If this day is to change every day, then we have to get out of our own way enough and all that we get caught up in, to let it change us. There is a saying that is apparently erroneously attributed to eighteenth-century Irish philosopher and statesman Edmund Burke, that goes “The only thing necessary for the triumph of evil is for good men (people) to do nothing.” There is no proof that anyone ever said exactly this, and, of course, this is not the only thing necessary for the triumph of evil, but it does speak to the idea that it is not always wise to keep your counsel when you are in a place where thoughts are being expressed that are not about bringing life. I am no longer prepared, for instance, to let blatantly racist or misogynist comments swirl around me as I sit quietly fuming but outwardly unaffected. Those things are not ok!

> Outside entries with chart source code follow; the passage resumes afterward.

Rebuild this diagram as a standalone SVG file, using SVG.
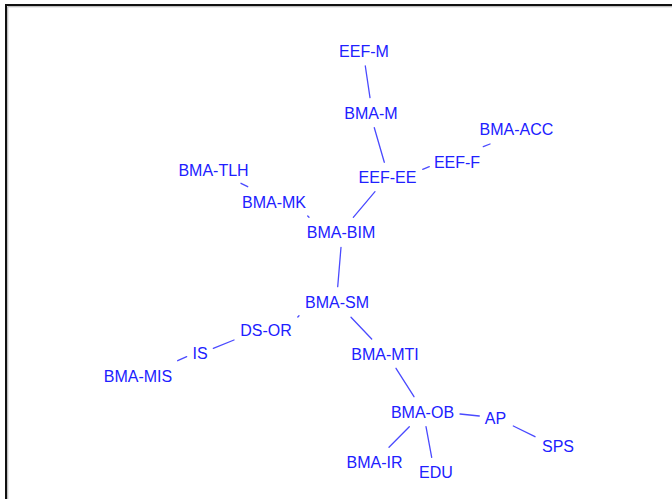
<svg xmlns="http://www.w3.org/2000/svg" width="672" height="499" viewBox="0 0 672 499">
<style>
.n text{font-family:"Liberation Sans",Arial,sans-serif;font-size:16px;fill:#2020ff;text-anchor:middle}
#edges line{stroke:#4a4aff;stroke-width:1.3;stroke-linecap:round}
</style>
<rect x="0" y="0" width="672" height="499" fill="#fff"/>
<rect x="6" y="5" width="700" height="600" fill="none" stroke="#111" stroke-width="2"/>
<rect x="7.8" y="6.8" width="700" height="600" fill="none" stroke="#999" stroke-width="0.8"/>
<g id="edges">
<line x1="365.3" y1="66" x2="370" y2="97.7"/>
<line x1="374.3" y1="127.7" x2="384.3" y2="162.3"/>
<line x1="483.3" y1="146.7" x2="490" y2="144"/>
<line x1="422.7" y1="169.3" x2="429.3" y2="166.7"/>
<line x1="375" y1="191.7" x2="353.3" y2="217.3"/>
<line x1="241" y1="183.3" x2="247.7" y2="186.7"/>
<line x1="307.7" y1="216" x2="309" y2="217.3"/>
<line x1="341" y1="247.3" x2="337.7" y2="286.7"/>
<line x1="299" y1="315.7" x2="297.8" y2="317"/>
<line x1="213.3" y1="348.3" x2="234" y2="340"/>
<line x1="177.7" y1="360.7" x2="186.7" y2="356.7"/>
<line x1="351" y1="317.3" x2="371.7" y2="339"/>
<line x1="396" y1="368.3" x2="414" y2="396.7"/>
<line x1="460" y1="414" x2="479.3" y2="416"/>
<line x1="513.3" y1="426" x2="535" y2="436.7"/>
<line x1="409.3" y1="426.7" x2="389" y2="447.3"/>
<line x1="426" y1="426.7" x2="431.7" y2="457.3"/>
</g>
<g id="n-EEF-M" class="n"><text x="364" y="57">EEF-M</text></g>
<g id="n-BMA-M" class="n"><text x="371" y="119.3">BMA-M</text></g>
<g id="n-BMA-ACC" class="n"><text x="516.5" y="135.3">BMA-ACC</text></g>
<g id="n-EEF-F" class="n"><text x="457" y="168.3">EEF-F</text></g>
<g id="n-EEF-EE" class="n"><text x="387.5" y="183.3">EEF-EE</text></g>
<g id="n-BMA-TLH" class="n"><text x="213.5" y="175.7">BMA-TLH</text></g>
<g id="n-BMA-MK" class="n"><text x="274" y="208.3">BMA-MK</text></g>
<g id="n-BMA-BIM" class="n"><text x="341" y="238.3">BMA-BIM</text></g>
<g id="n-BMA-SM" class="n"><text x="337" y="308.3">BMA-SM</text></g>
<g id="n-DS-OR" class="n"><text x="266" y="335.7">DS-OR</text></g>
<g id="n-IS" class="n"><text x="200" y="358.7">IS</text></g>
<g id="n-BMA-MIS" class="n"><text x="138" y="381.7">BMA-MIS</text></g>
<g id="n-BMA-MTI" class="n"><text x="385" y="360">BMA-MTI</text></g>
<g id="n-BMA-OB" class="n"><text x="422.5" y="417.7">BMA-OB</text></g>
<g id="n-AP" class="n"><text x="495.5" y="424">AP</text></g>
<g id="n-SPS" class="n"><text x="558" y="452.3">SPS</text></g>
<g id="n-BMA-IR" class="n"><text x="374.5" y="467.7">BMA-IR</text></g>
<g id="n-EDU" class="n"><text x="436" y="478.3">EDU</text></g>
</svg>
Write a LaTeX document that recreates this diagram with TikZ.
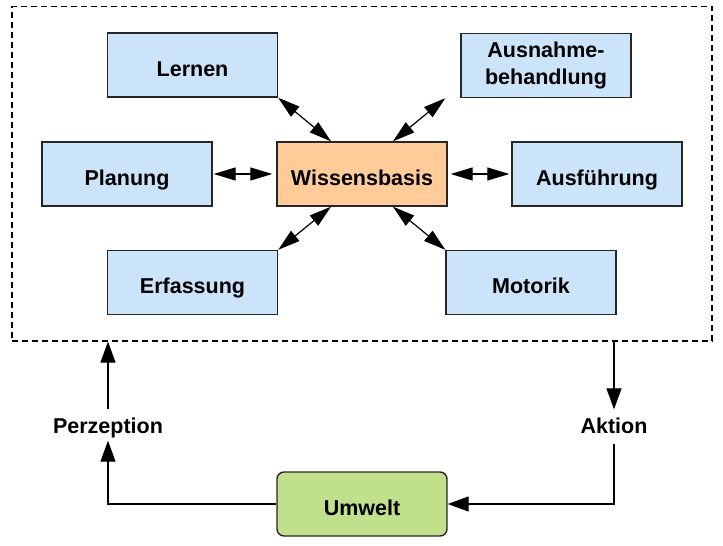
\documentclass[tikz,border=0pt]{standalone}
\usepackage{fontspec}
\setmainfont{Liberation Sans}
\usetikzlibrary{arrows.meta}
\definecolor{boxblue}{RGB}{203,228,249}
\definecolor{boxorange}{RGB}{255,204,153}
\definecolor{boxgreen}{RGB}{192,224,140}
\begin{document}
\begin{tikzpicture}[x=1pt, y=-1pt,
    font=\fontsize{21.5}{26.5}\selectfont\bfseries,
    box/.style={draw=black!85, line width=1.4pt, minimum width=170pt, minimum height=64pt, inner sep=0pt, align=center, text height=22pt, text depth=0pt},
    dbl/.style={{Triangle[length=22pt,width=13pt]}-{Triangle[length=22pt,width=13pt]}, line width=1.2pt},
    fwd/.style={-{Triangle[length=21pt,width=15pt]}, line width=1.2pt},
    lbl/.style={inner xsep=0pt, inner ysep=2pt, text height=16pt, text depth=5pt}]
    \useasboundingbox (0,0) rectangle (723,546);

    % system frame
    \node[draw, dashed, dash pattern=on 6pt off 4pt, line width=1.2pt, minimum width=700pt, minimum height=334.5pt, inner sep=0pt] (frame) at (362,173.75) {};

    \node[box, fill=boxorange] (wissen) at (362,174) {Wissensbasis};
    \node[box, fill=boxblue] (lernen) at (192.5,65) {Lernen};
    \node[box, fill=boxblue, text height={}, text depth={}] (ausnahme) at (546,65.5) {Ausnahme-\\behandlung};
    \node[box, fill=boxblue] (planung) at (127,174) {Planung};
    \node[box, fill=boxblue] (ausfuehrung) at (597,174) {Ausführung};
    \node[box, fill=boxblue] (erfassung) at (192.5,282.5) {Erfassung};
    \node[box, fill=boxblue] (motorik) at (531,282.5) {Motorik};

    \node[box, fill=boxgreen, rounded corners=7pt] (umwelt) at (362,504) {Umwelt};
    \node[lbl] (perzeption) at (108,428) {Perzeption};
    \node[lbl] (aktion) at (614,428) {Aktion};

    % links to the knowledge base
    \draw[dbl] (lernen.south east) -- ([xshift=-31pt]wissen.north);
    \draw[dbl] ([xshift=-15pt]ausnahme.south west) -- ([xshift=31pt]wissen.north);
    \draw[dbl, shorten <=1pt, shorten >=4pt] (planung) -- (wissen);
    \draw[dbl, shorten <=3pt, shorten >=2pt] (wissen) -- (ausfuehrung);
    \draw[dbl] (erfassung.north east) -- ([xshift=-31pt]wissen.south);
    \draw[dbl] ([xshift=31pt]wissen.south) -- (motorik.north west);

    % feedback loop
    \draw[fwd] (umwelt.west) -| (perzeption.south);
    \draw[fwd, shorten <=6pt] (perzeption.north) -- (frame.south -| perzeption.north);
    \draw[fwd, shorten >=6pt] (frame.south -| aktion.north) -- (aktion.north);
    \draw[fwd, shorten <=3pt] (aktion.south) |- (umwelt.east);
\end{tikzpicture}
\end{document}
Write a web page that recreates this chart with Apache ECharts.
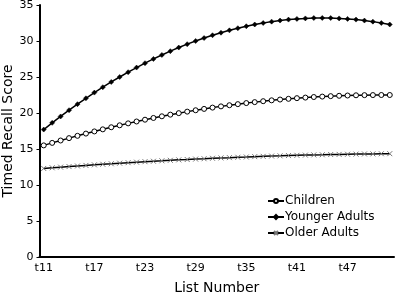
<!DOCTYPE html>
<html>
<head>
<meta charset="utf-8">
<script src="https://cdn.jsdelivr.net/npm/echarts@6/dist/echarts.min.js"></script>
<style>
  html, body { margin: 0; padding: 0; background: #fff; }
  #chart { width: 397px; height: 297px; }
</style>
</head>
<body>
<div id="chart"></div>
<script>
const lists = ['t11','t12','t13','t14','t15','t16','t17','t18','t19','t20','t21','t22','t23','t24',
  't25','t26','t27','t28','t29','t30','t31','t32','t33','t34','t35','t36','t37','t38',
  't39','t40','t41','t42','t43','t44','t45','t46','t47','t48','t49','t50','t51','t52'];

const children = [15.5,15.85,16.18,16.51,16.83,17.14,17.44,17.73,18.02,18.29,18.56,18.82,19.07,19.31,
  19.54,19.77,19.98,20.19,20.38,20.57,20.75,20.92,21.08,21.23,21.38,21.51,21.64,21.76,
  21.87,21.97,22.06,22.14,22.22,22.28,22.34,22.39,22.43,22.46,22.48,22.49,22.5,22.5];

const youngerAdults = [17.7,18.63,19.52,20.39,21.23,22.04,22.83,23.58,24.31,25.0,25.67,26.31,26.92,27.51,
  28.06,28.59,29.09,29.56,30.0,30.41,30.8,31.15,31.48,31.78,32.05,32.29,32.5,32.69,
  32.84,32.97,33.07,33.14,33.19,33.2,33.19,33.14,33.07,32.97,32.84,32.69,32.5,32.29];

const olderAdults = [12.3,12.39,12.48,12.56,12.64,12.72,12.8,12.88,12.95,13.03,13.1,13.17,13.24,13.3,
  13.36,13.43,13.49,13.54,13.6,13.65,13.71,13.76,13.8,13.85,13.89,13.94,13.98,14.02,
  14.05,14.09,14.12,14.15,14.18,14.2,14.23,14.25,14.27,14.29,14.31,14.32,14.34,14.35];

const font = 'DejaVu Sans, Verdana, sans-serif';
const chart = echarts.init(document.getElementById('chart'));

chart.setOption({
  animation: false,
  grid: { left: 39.5, right: 3, top: 5, bottom: 40, outerBoundsMode: 'none' },
  legend: {
    orient: 'vertical',
    left: 262,
    top: 190,
    itemWidth: 16,
    itemHeight: 5,
    itemGap: 4,
    textStyle: { fontFamily: font, fontSize: 12, color: '#000', padding: [0, 0, 0, -4] },
    data: ['Children', 'Younger Adults', 'Older Adults']
  },
  xAxis: {
    type: 'category',
    data: lists,
    boundaryGap: true,
    name: 'List Number',
    nameLocation: 'middle',
    nameMoveOverlap: false,
    nameGap: 24,
    nameTextStyle: { fontFamily: font, fontSize: 14, color: '#000' },
    axisLine: { lineStyle: { color: '#000', width: 2 } },
    axisTick: { interval: 5, length: 4, lineStyle: { color: '#000', width: 1.5 } },
    axisLabel: { interval: 5, fontFamily: font, fontSize: 11, color: '#000', margin: 6 },
    splitLine: { show: false }
  },
  yAxis: {
    type: 'value',
    min: 0,
    max: 35,
    interval: 5,
    name: 'Timed Recall Score',
    nameLocation: 'middle',
    nameMoveOverlap: false,
    nameGap: 24,
    nameTextStyle: { fontFamily: font, fontSize: 14, color: '#000' },
    axisLine: { show: true, lineStyle: { color: '#000', width: 2 } },
    axisTick: { show: true, length: 3, lineStyle: { color: '#000' } },
    axisLabel: { fontFamily: font, fontSize: 11, color: '#000', margin: 6 },
    splitLine: { show: false }
  },
  series: [
    {
      name: 'Children',
      type: 'line',
      data: children,
      showAllSymbol: true,
      symbol: 'circle',
      symbolSize: 5,
      lineStyle: { color: '#000', width: 1.5 },
      itemStyle: { color: '#fff', borderColor: '#000', borderWidth: 1 }
    },
    {
      name: 'Younger Adults',
      type: 'line',
      data: youngerAdults,
      showAllSymbol: true,
      symbol: 'diamond',
      symbolSize: 5,
      lineStyle: { color: '#000', width: 1.5 },
      itemStyle: { color: '#000', borderColor: '#000', borderWidth: 0.5 }
    },
    {
      name: 'Older Adults',
      type: 'line',
      data: olderAdults,
      showAllSymbol: true,
      symbol: 'path://M0,0L10,10M10,0L0,10',
      symbolSize: 5,
      lineStyle: { color: '#000', width: 1.5 },
      itemStyle: { color: 'none', borderColor: '#777', borderWidth: 1 }
    }
  ]
});
</script>
</body>
</html>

Over the years some terrible actions have been brushed aside in the name of ‘boys will be boys’ – yes, they will be, but those dismissive comments can never be allowed to excuse blatantly bad behaviour. These things are getting named now and that’s got to be progress. It’s not ok to live in a country where massive disparity exists between the healthcare on offer to some people from that offered to others, where you can be stopped and questioned by the authorities because of assumptions made about your skin colour – assumptions that are not made about those with skin colour like most of us have. As followers of Christ, we know that all people, regardless of skin colour, gender, shape, size, sexual preference etc. are made in the image of God, therefore, surely, they are all to be respected and valued. As resurrection people we know that good can come from bad, life from death, we know that every day can be different because of this day – thus can’t we have some confidence to let this hope shape us and reframe what we stand for and stand up for?
Easter Sunday is not a day to leave stuck in the past; it changes all of our days now. It is not a story of an historical event, proven or otherwise. The story of Easter is not to be explained, it is to be lived, every day. What about trying to remember every day at some point, to say to yourself, life is for living. Just one small step to remind us of what this day means for every day.